The Supreme Court, in another opinion by Justice Scalia, reversed. Though the Court did not apply a Chevron Step 1 analysis in Michigan, it nonetheless concluded that EPA acted unreasonably by failing to read the word “appropriate” to require at least some consideration of costs. Looking to the text of the statute, the Court determined that the term “appropriate” is “capacious” and “all-encompassing” and therefore requires “at least some attention to cost.” The Court also grounded its conclusion in a foundational precept of administrative law: that an agency engaged in rulemaking may not “entirely fail to consider an important aspect of the problem.”

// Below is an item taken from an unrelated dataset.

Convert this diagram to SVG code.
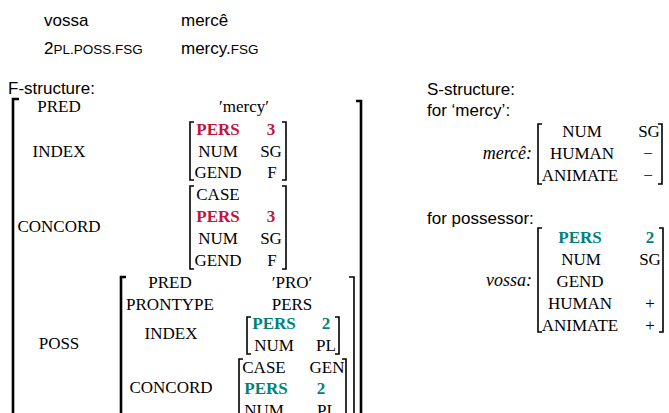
<svg xmlns="http://www.w3.org/2000/svg" width="669" height="413" viewBox="0 0 669 413">
<style>
.s{font-family:"Liberation Sans",Arial,sans-serif;font-size:17px;fill:#000}
.sc{font-size:13.5px}
.f{font-family:"Liberation Serif","Times New Roman",serif;font-size:17px;fill:#000;text-anchor:middle}
.it{font-style:italic;text-anchor:end;font-size:18px}
.r{fill:#C0143C;font-weight:bold}
.t{fill:#00827A;font-weight:bold}
.b{fill:none;stroke:#000;stroke-width:1.6}
.B{fill:none;stroke:#000;stroke-width:2.6}
</style>
<rect width="669" height="413" fill="#fff"/>
<g id="gloss">
<text class="s" x="44" y="26">vossa</text>
<text class="s" x="181" y="26">mercê</text>
<text class="s" x="44" y="54">2<tspan class="sc">PL.POSS.FSG</tspan></text>
<text class="s" x="181" y="54">mercy.<tspan class="sc">FSG</tspan></text>
</g>
<g id="fstructure">
<text class="s" x="8" y="94">F-structure:</text>
<path class="B" d="M19,99 H13 V420"/>
<path class="B" d="M356,101 H361 V420"/>
<text class="f" x="59" y="112">PRED</text>
<text class="f" x="244" y="112">′mercy′</text>
<text class="f" x="59" y="157">INDEX</text>
<path class="b" d="M194,122 H190 V180 H194"/>
<path class="b" d="M282,122 H286 V180 H282"/>
<text class="f r" x="218" y="135">PERS</text><text class="f r" x="271" y="135">3</text>
<text class="f" x="218" y="157">NUM</text><text class="f" x="271" y="157">SG</text>
<text class="f" x="218" y="178">GEND</text><text class="f" x="272" y="178">F</text>
<text class="f" x="59" y="232">CONCORD</text>
<path class="b" d="M194,186 H190 V269 H194"/>
<path class="b" d="M282,186 H286 V269 H282"/>
<text class="f" x="218" y="200">CASE</text>
<text class="f r" x="218" y="222">PERS</text><text class="f r" x="271" y="222">3</text>
<text class="f" x="218" y="244">NUM</text><text class="f" x="271" y="244">SG</text>
<text class="f" x="218" y="266">GEND</text><text class="f" x="272" y="266">F</text>
<text class="f" x="59" y="349">POSS</text>
<path class="B" d="M126,277 H121 V420"/>
<path class="b" d="M349,277 H354 V420"/>
<text class="f" x="170" y="288">PRED</text>
<text class="f" x="292" y="288">′PRO′</text>
<text class="f" x="170" y="310">PRONTYPE</text>
<text class="f" x="292" y="310">PERS</text>
<text class="f" x="171" y="339">INDEX</text>
<path class="b" d="M251,317 H247 V354 H251"/>
<path class="b" d="M335,317 H339 V354 H335"/>
<text class="f t" x="274" y="329">PERS</text><text class="f t" x="326" y="329">2</text>
<text class="f" x="274" y="351">NUM</text><text class="f" x="326" y="351">PL</text>
<text class="f" x="171" y="393">CONCORD</text>
<path class="b" d="M243,359 H239 V420"/>
<path class="b" d="M342,359 H346 V420"/>
<text class="f" x="264" y="373">CASE</text><text class="f" x="327" y="373">GEN</text>
<text class="f t" x="266" y="394">PERS</text><text class="f t" x="321" y="394">2</text>
<text class="f" x="264" y="416">NUM</text><text class="f" x="327" y="416">PL</text>
</g>
<g id="sstructure">
<text class="s" x="427" y="95">S-structure:</text>
<text class="s" x="427" y="116">for ‘mercy’:</text>
<text class="f it" x="532" y="159">mercê:</text>
<path class="b" d="M542,124 H538 V184 H542"/>
<path class="b" d="M658,124 H662 V184 H658"/>
<text class="f" x="582" y="137">NUM</text><text class="f" x="649" y="137">SG</text>
<text class="f" x="582" y="159">HUMAN</text><text class="f" x="648" y="159">−</text>
<text class="f" x="580" y="181">ANIMATE</text><text class="f" x="648" y="181">−</text>
<text class="s" x="427" y="224">for possessor:</text>
<text class="f it" x="532" y="286">vossa:</text>
<path class="b" d="M542,228 H538 V332 H542"/>
<path class="b" d="M659,228 H663 V332 H659"/>
<text class="f t" x="580" y="243">PERS</text><text class="f t" x="650" y="243">2</text>
<text class="f" x="581" y="265">NUM</text><text class="f" x="650" y="265">SG</text>
<text class="f" x="580" y="287">GEND</text>
<text class="f" x="580" y="309">HUMAN</text><text class="f" x="650" y="309">+</text>
<text class="f" x="580" y="331">ANIMATE</text><text class="f" x="650" y="331">+</text>
</g>
</svg>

In his concurring opinion, Justice Thomas took further the line of reasoning he espoused in Perez, arguing that Chevron deference, like Auer deference, must go. Both, in his view, run afoul of the separation-of-powers doctrine, ceding too much authority to the executive branch at the expense of the other two. Notably, no other Justice joined his opinion.
Chevron remains, and likely will remain, the standard by which agency interpretations of statutes will be judged. In most instances where the text of the statute is ambiguous and the agency has attempted to give it a reasonable meaning, the agency’s interpretation will control. The recent cases, however, are more notable for the exceptions to Chevron that they appear to announce: that deference will not be given on questions of deep economic or political significance absent clear congressional statements of delegatory intent and that—even where Chevron applies—the courts will remain the ultimate arbiter of what interpretations are reasonable.